- Otiški Vrh Location in Slovenia
- Coordinates: 46°34′18.69″N 15°2′5.45″E﻿ / ﻿46.5718583°N 15.0348472°E
- Country: Slovenia
- Traditional region: Styria
- Statistical region: Carinthia
- Municipality: Dravograd

Area
- • Total: 11.12 km^{2} (4.29 sq mi)
- Elevation: 345.7 m (1,134 ft)

Population (2020)
- • Total: 896
- • Density: 80.6/km^{2} (209/sq mi)

= Otiški Vrh =

Otiški Vrh (/sl/, in older sources also Otišni vrh, Ottischnigberg) is a dispersed settlement in the hills southeast of Dravograd in the Styria region in northern Slovenia.

==Geography==

The Mislinja River joins the Meža River from the right north of the village of Otiški Vrh, only a couple of hundred meters before the Meža joins the Drava River.

==History==
In 2004, the settlement of Bukovje was administratively separated from Otiški Vrh.

===Mass grave===
Otiški Vrh is the site of a mass grave associated with the Second World War. The Bavh Mass Grave (Grobišče Pod Bavhom) is located below the Bavh farm in the western part of the settlement, 300 m northeast of the main road, on the steep edge of a wooded slope by a large pine tree.
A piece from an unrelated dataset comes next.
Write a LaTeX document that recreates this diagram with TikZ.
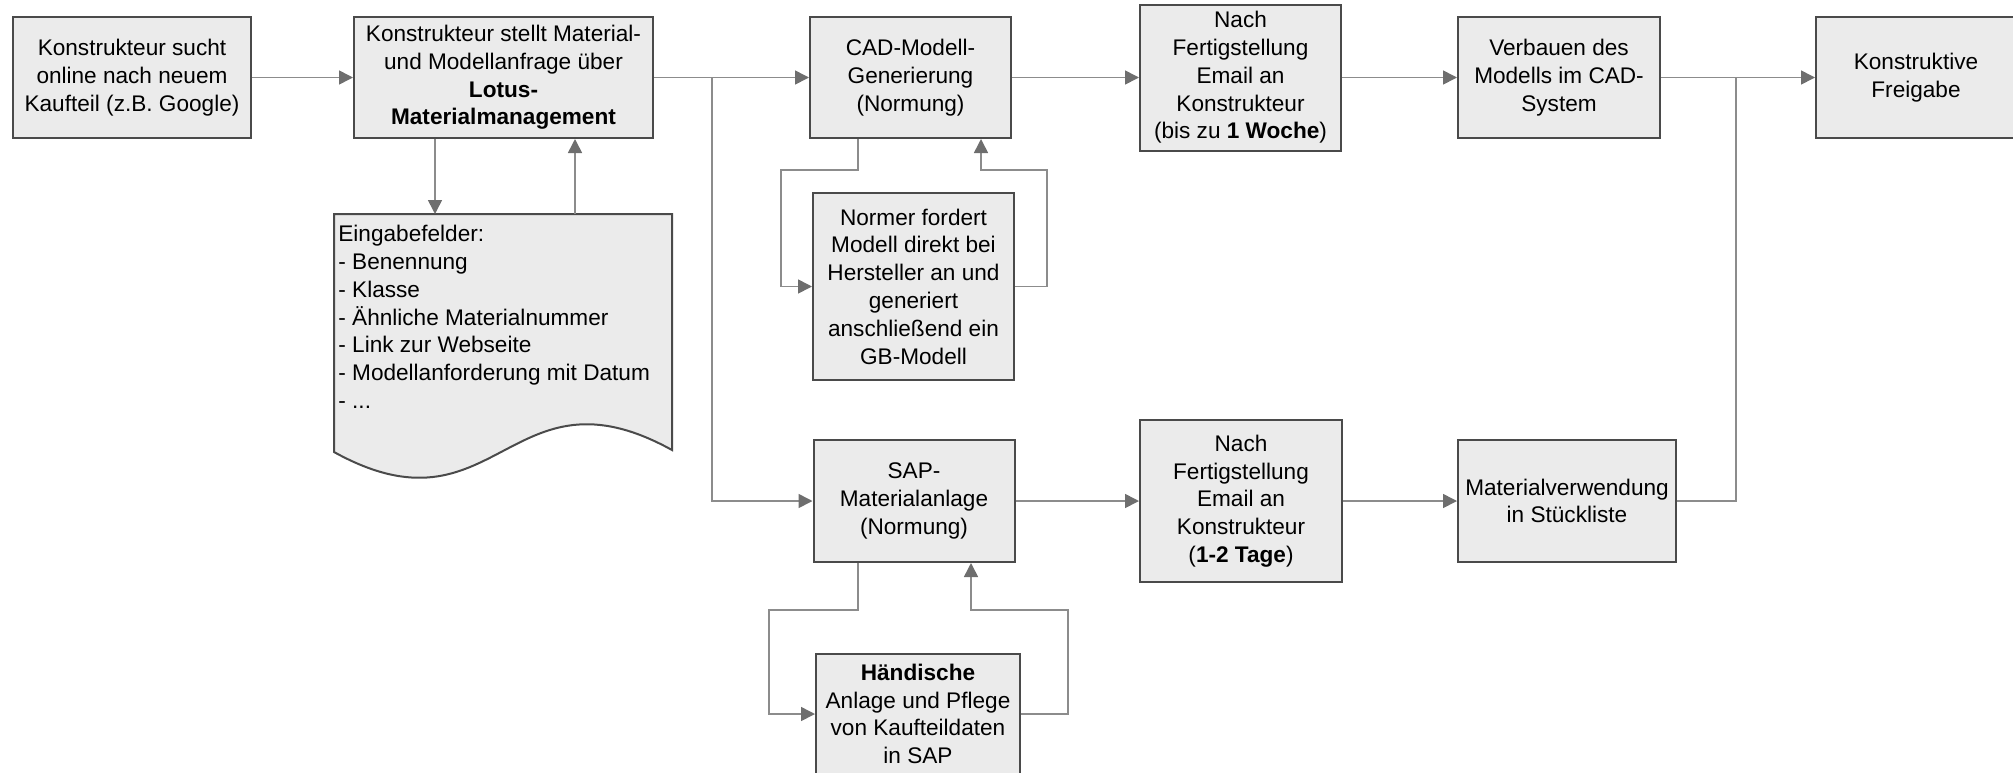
\documentclass[tikz,border=0pt]{standalone}
\usepackage{fontspec}
\setmainfont{Liberation Sans}
\usetikzlibrary{positioning, arrows.meta}
\definecolor{boxfill}{HTML}{EBEBEB}
\definecolor{boxline}{HTML}{4A4A4A}
\definecolor{linegray}{HTML}{8C8C8C}
\definecolor{tipgray}{HTML}{6E6E6E}
\tikzset{
  txt/.style={
      font=\fontsize{11.3pt}{13.9pt}\selectfont
    },
  proc/.style={
      txt,
      rectangle,
      draw=boxline,
      line width=1pt,
      fill=boxfill,
      align=center,
      inner sep=2pt,
      minimum width=100.5pt,
      minimum height=60.5pt
    },
  arr/.style={
      -{Triangle[length=7pt,width=7pt,color=tipgray]},
      draw=linegray,
      line width=0.8pt
    },
  conn/.style={
      draw=linegray,
      line width=0.8pt
    }
}

\begin{document}
\begin{tikzpicture}[x=0.5pt, y=-0.5pt]
  \path[use as bounding box] (0,0) rectangle (2013,772);
  \clip (0,0) rectangle (2013,772);

  \node[proc, minimum width=119pt] (such) at (132,77.5) {Konstrukteur sucht\\online nach neuem\\Kaufteil (z.B. Google)};
  \node[proc, minimum width=149.5pt] (anfrage) at (503.5,77.5) {Konstrukteur stellt Material-\\und Modellanfrage über\\\textbf{Lotus-}\\\textbf{Materialmanagement}};
  \node[proc] (cad) at (910.5,77.5) {CAD-Modell-\\Generierung\\(Normung)};
  \node[proc, minimum height=73pt] (mail1) at (1240.5,77.5) {Nach\\Fertigstellung\\Email an\\Konstrukteur\\(bis zu \textbf{1 Woche})};
  \node[proc, minimum width=101pt] (verbau) at (1559,77.5) {Verbauen des\\Modells im CAD-\\System};
  \node[proc, minimum width=100pt] (freigabe) at (1916,77.5) {Konstruktive\\Freigabe};

  \node[proc, minimum height=93.5pt] (normer) at (913.5,286.5) {Normer fordert\\Modell direkt bei\\Hersteller an und\\generiert\\anschließend ein\\GB-Modell};
  \node[proc, minimum height=61pt] (sap) at (914,501) {SAP-\\Materialanlage\\(Normung)};
  \node[proc, minimum width=101pt, minimum height=81pt] (mail2) at (1241,501) {Nach\\Fertigstellung\\Email an\\Konstrukteur\\(\textbf{1-2 Tage})};
  \node[proc, minimum width=109pt, minimum height=61pt] (verwend) at (1567,501) {Materialverwendung\\in Stückliste};
  \node[proc, minimum width=102pt, minimum height=60pt] (hand) at (918,714) {\textbf{Händische}\\Anlage und Pflege\\von Kaufteildaten\\in SAP};

  \draw[draw=boxline, line width=1pt, fill=boxfill] (334,214) coordinate (docNW) -- (672,214) coordinate (docNE) -- (672,450) .. controls (509,360) and (497,542) .. (334,452) -- cycle;
  \node[txt, anchor=north west, align=left, inner sep=0pt] (felder) at (338,225) {Eingabefelder:\\- Benennung\\- Klasse\\- Ähnliche Materialnummer\\- Link zur Webseite\\- Modellanforderung mit Datum\\- ...};

  \coordinate (split) at (712,77.5);
  \coordinate (join) at (1736,77.5);

  \draw[arr] (such.east) -- (anfrage.west);
  \draw[arr] (anfrage.east) -- (cad.west);
  \draw[arr] (cad.east) -- (mail1.west);
  \draw[arr] (mail1.east) -- (verbau.west);
  \draw[arr] (verbau.east) -- (freigabe.west);
  \draw[arr] (split) |- (sap.west);
  \draw[arr] (sap.east) -- (mail2.west);
  \draw[arr] (mail2.east) -- (verwend.west);
  \draw[conn] (verwend.east) -| (join);

  \draw[arr] ([xshift=-34.25pt]anfrage.south) -- ([xshift=-34.25pt]anfrage.south |- docNW);
  \draw[arr] ([xshift=35.75pt]anfrage.south |- docNW) -- ([xshift=35.75pt]anfrage.south);

  \draw[arr] ([xshift=-26.25pt]cad.south) -- ++(0,31) -| ([xshift=-15.5pt]normer.west) -- (normer.west);
  \draw[arr] (normer.east) -- ++(32,0) |- ([xshift=35.25pt,yshift=-15.5pt]cad.south) -- ([xshift=35.25pt]cad.south);

  \draw[arr] ([xshift=-28pt]sap.south) -- ++(0,47) -| ([xshift=-23pt]hand.west) -- (hand.west);
  \draw[arr] (hand.east) -- ++(47,0) |- ([xshift=28.5pt,yshift=-23.5pt]sap.south) -- ([xshift=28.5pt]sap.south);
\end{tikzpicture}
\end{document}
It contains the remains of unidentified victims.

==Church==
The parish church in the settlement is a pilgrimage church dedicated to Saint Peter. It is built on a hill known as Kronska gora, high above the Mislinja Valley. It is a Baroque building with a two-storey entrance facade and a double belfry built between 1745 and 1750. A second church to the east of the settlement is dedicated to Saint Oswald. It is a Late Gothic church with 17th-century wall paintings.